There's a balance here. I always asked myself "is this a human flaw or a CHOICE." No human will ever be perfect. We have to learn to live with each other. A habitual liar is a danger to your school and your students!

I'd rather have an honest, optimist than a dishonest pessamist any day regardless of ability! This is especially important in the academic world where students are subjected to one-on-one interactions with a teacher for extended periods of time. If you can't trust them to tell you the truth, shame on you if you put them in the classroom. Teachers should treat students with honesty, kindness, fairness, and love. They should model good behavior.

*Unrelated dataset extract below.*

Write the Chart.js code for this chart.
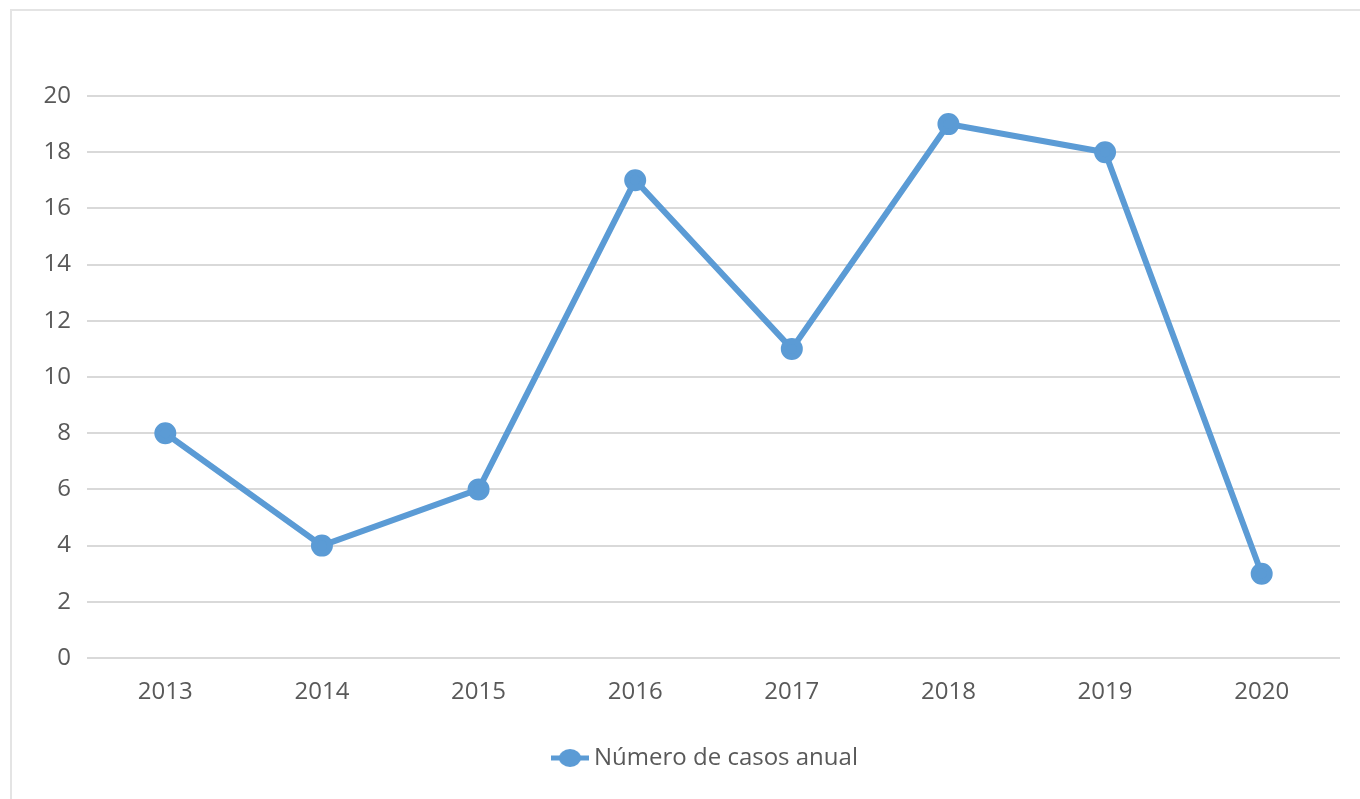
<!DOCTYPE html>
<html>
<head>
<meta charset="utf-8">
<script src="https://cdn.jsdelivr.net/npm/chart.js@4"></script>
<style>
  body { margin: 0; background: #fff; }
  #frame { position: absolute; left: 10px; top: 9px; width: 1400px; height: 850px; border: 2px solid #e4e4e4; }
  #wrap { position: absolute; left: 0; top: 0; width: 1360px; height: 799px; }
</style>
</head>
<body>
<div id="frame"></div>
<div id="wrap"><canvas id="myChart"></canvas></div>
<script>
var anos = ['2013', '2014', '2015', '2016', '2017', '2018', '2019', '2020'];
var casos = [8, 4, 6, 17, 11, 19, 18, 3];
var rotulo = 'Número de casos anual';
var azul = '#5b9bd5';

// marcador da legenda: linha com bolinha no meio (estilo excel)
var marca = document.createElement('canvas');
marca.width = 38; marca.height = 20;
var mc = marca.getContext('2d');
mc.strokeStyle = azul; mc.lineWidth = 5;
mc.beginPath(); mc.moveTo(0, 10); mc.lineTo(38, 10); mc.stroke();
mc.fillStyle = azul;
mc.beginPath(); mc.ellipse(19, 10, 11, 9, 0, 0, Math.PI * 2); mc.fill();

Chart.defaults.font.family = '"Open Sans", sans-serif';
Chart.defaults.font.size = 24;
Chart.defaults.color = '#595959';

// empurra a legenda um pouco pra direita, como no original
var moveLegenda = {
    id: 'moveLegenda',
    afterLayout: function (chart) {
        chart.legend.left += 28;
        chart.legend.right += 28;
    }
};

var ctx = document.getElementById('myChart').getContext('2d');
var chart = new Chart(ctx, {
    type: 'line',
    data: {
        labels: anos,
        datasets: [{
            label: rotulo,
            data: casos,
            borderColor: azul,
            backgroundColor: azul,
            borderWidth: 6,
            pointRadius: 8,
            pointHoverRadius: 8,
            tension: 0
        }]
    },
    options: {
        responsive: true,
        maintainAspectRatio: false,
        animation: false,
        layout: { padding: { left: 20, right: 20, top: 96, bottom: 19 } },
        plugins: {
            tooltip: { enabled: false },
            legend: {
                position: 'bottom',
                labels: {
                    usePointStyle: true,
                    pointStyle: marca,
                    padding: 10
                }
            }
        },
        scales: {
            x: {
                offset: true,
                grid: { display: false, drawTicks: false },
                border: { display: false },
                ticks: { padding: 20 },
                afterFit: function (s) { s.height = 78; }
            },
            y: {
                min: 0,
                max: 20,
                ticks: { stepSize: 2, padding: 16 },
                grid: { color: '#d9d9d9', lineWidth: 2, drawTicks: false },
                border: { display: false },
                afterFit: function (s) { s.width = 67; }
            }
        }
    },
    plugins: [moveLegenda]
});
</script>
</body>
</html>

Dishonest teachers are trouble waiting to happen.
It makes me angry when I perceive that students are being treated unfairly. In your effort to avoid alligators, avoid this type of person!

On alligators and bozos.
I have restored my alligator head to a place of pride in my room. I cannot do much to handle the "administration of my school." (Which is excellent, at this time, by the way.) I can, however, help find people for job openings, encourage people who are down, and remain an advocate for my students. I can speak my convictions and hope it helps.

I can make my classroom a bastion of excellence, education, and energy. I can strive to reach higher, think bigger, and have more fun. I can refuse to "settle," "phone it in," or "fall into a rut."

I won't put up with mediocrity, shut up about the future, nor let up on my expectation of excellence!

In conclusion, alligators kept me from posting yesterday! If you want to see some of what we've been learning in Computer Science for the past two weeks, look at the review wiki created by my students during the last fifteen minutes of class today. Those of you who took the time, thank you for commenting on our new class blog.